Protect Your Phone From Theft in Crowded Areas
Dense crowds and moments of distraction are exactly what phone thieves rely on. At the 2024 Austin City Limits festival alone, 42 of the 44 reported theft incidents involved cell phones, and that’s just one event over one weekend. Organized teams of pickpockets routinely work major festivals, targeting people in front-row crowds, mosh pits, or any high-energy area where attention is divided. Keep your phone in a front pocket or a zipped interior compartment rather than a back pocket or open bag. If you need to use it, be aware of who’s around you before you take it out, and put it away immediately after.
Lock Down Your Device Before the Event
A strong screen lock is your first line of defense if your phone is taken. Use a PIN, password, or biometric lock and make sure it activates after a short idle period. Enable Find My Device (Android) or Find My (iOS) before you go, so you can locate, lock, or remotely wipe your phone if needed. It is also worth backing up photos and contacts to the cloud beforehand, so a stolen device does not mean losing everything on it. Encrypted devices are harder for thieves to access, and most modern smartphones encrypt storage by default when a screen lock is enabled.
Minimize Risk on Public Wi-Fi Networks
Festival Wi-Fi and open networks in the surrounding area carry real risks. A 2024 study found that 68% of public Wi-Fi users had encountered at least one cybersecurity risk, with man-in-the-middle attacks, where an attacker intercepts data passing between your device and the network, among the most common threats. Avoid logging into banking apps, email, or any account holding sensitive information while on festival Wi-Fi.
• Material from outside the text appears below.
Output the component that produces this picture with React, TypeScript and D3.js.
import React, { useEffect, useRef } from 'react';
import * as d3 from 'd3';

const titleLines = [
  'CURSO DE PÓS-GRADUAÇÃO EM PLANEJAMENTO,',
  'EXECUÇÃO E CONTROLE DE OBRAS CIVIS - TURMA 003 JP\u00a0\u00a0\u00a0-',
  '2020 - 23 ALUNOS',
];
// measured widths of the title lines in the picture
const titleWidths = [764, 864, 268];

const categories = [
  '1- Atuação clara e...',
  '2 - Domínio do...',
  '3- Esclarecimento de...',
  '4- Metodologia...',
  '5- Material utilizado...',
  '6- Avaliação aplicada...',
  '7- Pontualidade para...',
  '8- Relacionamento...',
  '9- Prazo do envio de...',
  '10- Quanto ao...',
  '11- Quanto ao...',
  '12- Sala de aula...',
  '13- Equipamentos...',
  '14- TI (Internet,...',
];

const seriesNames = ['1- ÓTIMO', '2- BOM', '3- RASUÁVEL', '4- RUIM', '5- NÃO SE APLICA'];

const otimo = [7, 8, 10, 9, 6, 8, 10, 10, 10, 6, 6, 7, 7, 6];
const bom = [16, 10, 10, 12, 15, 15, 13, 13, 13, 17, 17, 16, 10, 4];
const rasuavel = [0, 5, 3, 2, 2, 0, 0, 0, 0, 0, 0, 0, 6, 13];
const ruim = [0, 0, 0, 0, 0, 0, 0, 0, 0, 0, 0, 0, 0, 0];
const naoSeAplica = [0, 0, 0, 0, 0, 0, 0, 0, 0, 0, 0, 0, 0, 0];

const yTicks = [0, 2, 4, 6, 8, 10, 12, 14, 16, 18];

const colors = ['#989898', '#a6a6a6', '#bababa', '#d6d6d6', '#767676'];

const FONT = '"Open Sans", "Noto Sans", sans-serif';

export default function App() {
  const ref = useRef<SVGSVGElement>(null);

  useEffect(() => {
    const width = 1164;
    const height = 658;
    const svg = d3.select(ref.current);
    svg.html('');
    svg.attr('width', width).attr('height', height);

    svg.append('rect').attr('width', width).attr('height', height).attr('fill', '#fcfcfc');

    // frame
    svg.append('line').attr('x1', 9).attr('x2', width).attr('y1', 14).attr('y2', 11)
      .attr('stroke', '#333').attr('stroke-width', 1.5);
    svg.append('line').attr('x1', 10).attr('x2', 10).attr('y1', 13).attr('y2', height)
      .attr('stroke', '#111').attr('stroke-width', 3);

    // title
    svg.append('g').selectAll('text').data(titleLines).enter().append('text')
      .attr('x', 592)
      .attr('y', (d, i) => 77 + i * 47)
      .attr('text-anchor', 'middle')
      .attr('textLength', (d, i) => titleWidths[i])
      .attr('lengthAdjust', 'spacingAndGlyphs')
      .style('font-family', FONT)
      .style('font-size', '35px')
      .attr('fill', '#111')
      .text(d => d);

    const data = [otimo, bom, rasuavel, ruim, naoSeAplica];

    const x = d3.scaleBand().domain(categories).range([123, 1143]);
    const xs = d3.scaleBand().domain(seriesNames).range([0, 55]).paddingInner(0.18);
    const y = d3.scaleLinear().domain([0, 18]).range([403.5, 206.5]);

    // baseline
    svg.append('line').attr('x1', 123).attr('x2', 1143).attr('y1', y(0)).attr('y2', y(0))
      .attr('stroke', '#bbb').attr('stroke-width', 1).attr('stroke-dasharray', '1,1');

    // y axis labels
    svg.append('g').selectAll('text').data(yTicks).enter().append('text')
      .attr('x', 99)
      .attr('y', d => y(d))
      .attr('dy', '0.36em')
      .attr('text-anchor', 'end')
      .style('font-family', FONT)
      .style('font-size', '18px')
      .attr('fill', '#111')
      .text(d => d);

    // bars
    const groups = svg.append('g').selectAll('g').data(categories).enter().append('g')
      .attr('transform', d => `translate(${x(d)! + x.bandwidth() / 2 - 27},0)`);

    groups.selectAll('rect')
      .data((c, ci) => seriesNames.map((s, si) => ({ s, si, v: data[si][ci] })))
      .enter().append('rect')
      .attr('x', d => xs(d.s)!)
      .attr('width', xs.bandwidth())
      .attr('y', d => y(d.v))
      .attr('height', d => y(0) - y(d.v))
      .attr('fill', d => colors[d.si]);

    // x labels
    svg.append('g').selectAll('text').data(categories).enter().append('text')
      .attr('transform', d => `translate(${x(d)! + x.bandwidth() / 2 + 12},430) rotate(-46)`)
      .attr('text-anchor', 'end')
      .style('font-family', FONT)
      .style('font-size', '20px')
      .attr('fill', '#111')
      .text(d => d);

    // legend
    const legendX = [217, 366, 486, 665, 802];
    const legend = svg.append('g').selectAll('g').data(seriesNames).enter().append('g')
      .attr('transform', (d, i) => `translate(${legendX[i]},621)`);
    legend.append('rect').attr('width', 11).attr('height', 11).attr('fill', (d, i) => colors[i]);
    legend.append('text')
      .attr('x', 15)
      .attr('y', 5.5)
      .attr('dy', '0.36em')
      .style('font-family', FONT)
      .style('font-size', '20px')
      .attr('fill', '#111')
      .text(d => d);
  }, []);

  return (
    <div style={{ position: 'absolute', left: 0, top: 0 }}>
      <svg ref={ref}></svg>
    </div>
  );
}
If you need to stay connected securely, using mobile data is a safer option, or consider routing your traffic through a reliable VPN that encrypts your connection before it leaves your device.
Disable Unnecessary Wireless Connections
Bluetooth and auto-connect features can quietly increase your exposure in crowded public environments. When Bluetooth is left on, nearby devices can attempt to pair with yours or exploit unpatched vulnerabilities. Auto-connect settings may link your phone to unfamiliar networks without your knowledge. Before heading into the festival, turn off Bluetooth if you are not actively using it, disable auto-join for Wi-Fi networks, and switch off AirDrop or nearby sharing features. These are small adjustments that take seconds but meaningfully reduce the number of ways an attacker can reach your device without you noticing.
A festival is not the time to think about device security for the first time. Set it up at home, keep your phone out of sight when you can, and stay connected on your own terms.